A wall for buying and selling – what is it in cryptocurrencies?
What are Buy Walls and Sell Walls in Cryptocurrency Trading?
In cryptocurrency trading, buy walls and sell walls are indicative of the state of a coin. Traders can easily identify them by looking at the order book, which reflects the market depth and the number of current orders.
Buy Wall or Green Wall
A green wall occurs when there are more buy orders than sell orders. This indicates that the majority of participants want to acquire the cryptocurrency. The higher the wall, the more significant this indication becomes. It often leads to a substantial price increase, making it a useful indicator for traders.
Sell Wall or Red Wall
A sell wall occurs when there are more sell orders than buy orders for a cryptocurrency. Numerous traders are looking to sell the asset, indicating that its price is likely to decrease further. This can be a good signal to sell the coin and buy it back at a lower price. Sell walls can also be artificially created, similar to buy walls.
Real and Artificial Walls
Cryptocurrencies are a speculative market, so it is important to differentiate between the actions of genuine users and speculative whales. A large trader or a group of whales may create a wall of orders to prevent the price of an asset from rising or falling. Alternatively, they may intentionally provoke an increase or decrease in the price of a specific token.
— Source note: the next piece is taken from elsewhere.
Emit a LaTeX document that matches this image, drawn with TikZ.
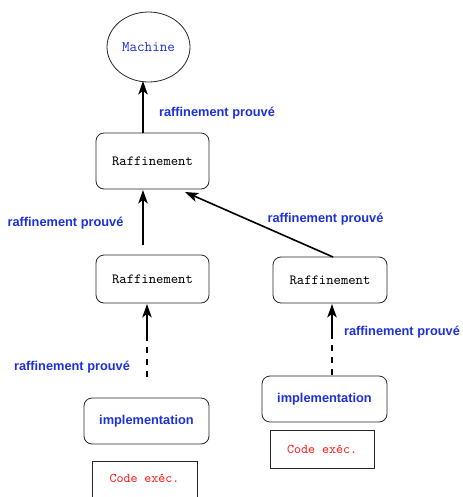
\documentclass[tikz,border=0pt]{standalone}
\usepackage{fontspec}
\setmainfont{Liberation Sans}
\newfontfamily\labfont{Liberation Sans}
\usetikzlibrary{arrows.meta,shapes.geometric}
\definecolor{lblue}{RGB}{28,48,220}
\definecolor{lred}{RGB}{255,20,20}
\begin{document}
\begin{tikzpicture}[x=0.75pt,y=-0.75pt,
  rbox/.style={draw=black!85,line width=0.6pt,rounded corners=6pt,inner sep=0pt,align=center},
  ttext/.style={font=\ttfamily\fontsize{10.5}{12}\selectfont},
  lab/.style={font=\labfont\bfseries\fontsize{9.6}{11}\selectfont,text=lblue,inner sep=0pt},
  arr/.style={line width=1.4pt,-{Stealth[length=10pt,width=7pt,inset=2.5pt]}},
  darr/.style={line width=1.4pt,dash pattern=on 4.5pt off 4.5pt}]
\useasboundingbox (0,0) rectangle (462,497);
% Machine
\node[draw=black!85,line width=0.6pt,ellipse,minimum width=83*0.75pt,minimum height=70*0.75pt,inner sep=0pt,
  font=\ttfamily\fontsize{11}{12}\selectfont,text=lblue] (mach) at (148.5,47) {Machine};
% Raffinement boxes
\node[rbox,ttext,minimum width=113*0.75pt,minimum height=56*0.75pt] (r1) at (152.5,161) {Raffinement};
\node[rbox,ttext,minimum width=113*0.75pt,minimum height=48*0.75pt] (r2) at (152.5,279) {Raffinement};
\node[rbox,ttext,minimum width=114*0.75pt,minimum height=46*0.75pt] (r3) at (330,280) {Raffinement};
% implementation boxes
\node[rbox,lab,minimum width=125*0.75pt,minimum height=46*0.75pt] (i1) at (146.5,421) {implementation};
\node[rbox,lab,minimum width=125*0.75pt,minimum height=46*0.75pt] (i2) at (324.5,399) {implementation};
% code boxes
\draw[black!85,line width=0.6pt] (92,510) -- (92,461) -- (197,461) -- (197,510);
\node[font=\ttfamily\fontsize{10}{12}\selectfont,text=lred] (c1) at (144.5,478) {Code exéc.};
\node[draw=black!85,line width=0.6pt,minimum width=104*0.75pt,minimum height=38*0.75pt,inner sep=0pt,
  font=\ttfamily\fontsize{10}{12}\selectfont,text=lred] (c2) at (322,449) {Code exéc.};
% arrows
\coordinate (a1) at (143,133);
\coordinate (a1e) at (143,81);
\draw[arr] (a1) -- (a1e);
\coordinate (a2) at (143,245);
\coordinate (a2e) at (143,190);
\draw[arr] (a2) -- (a2e);
\coordinate (a3) at (333,257);
\coordinate (a3e) at (185,192);
\draw[line width=1.2pt,-{Stealth[length=10pt,width=7pt,inset=2.5pt]}] (a3) -- (a3e);
\coordinate (d1s) at (147,377);
\coordinate (d1m) at (147,337);
\coordinate (d1e) at (147,304);
\draw[darr] (d1s) -- (d1m);
\draw[arr] (d1m) -- (d1e);
\coordinate (d2s) at (332,375);
\coordinate (d2m) at (332,337);
\coordinate (d2e) at (332,304);
\draw[darr] (d2s) -- (d2m);
\draw[arr] (d2m) -- (d2e);
% labels
\node[lab] (l1) at (217,113) {raffinement prouvé};
\node[lab] (l2) at (65.5,223) {raffinement prouvé};
\node[lab] (l3) at (325.5,219) {raffinement prouvé};
\node[lab] (l4) at (402,332) {raffinement prouvé};
\node[lab] (l5) at (72,367) {raffinement prouvé};
\end{tikzpicture}
\end{document}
It is possible to determine the origin of a wall:
- Pay attention to the order book as the wall may appear and disappear quickly when whales influence the market and make a profit.
- If the wall remains in the order book for a long time, it indicates that a genuine trader is patiently waiting for their order to be executed.
The ability to recognize an artificial wall is an important skill because such a wall can trigger fear of missing out (FOMO) and lead ordinary traders to financial losses.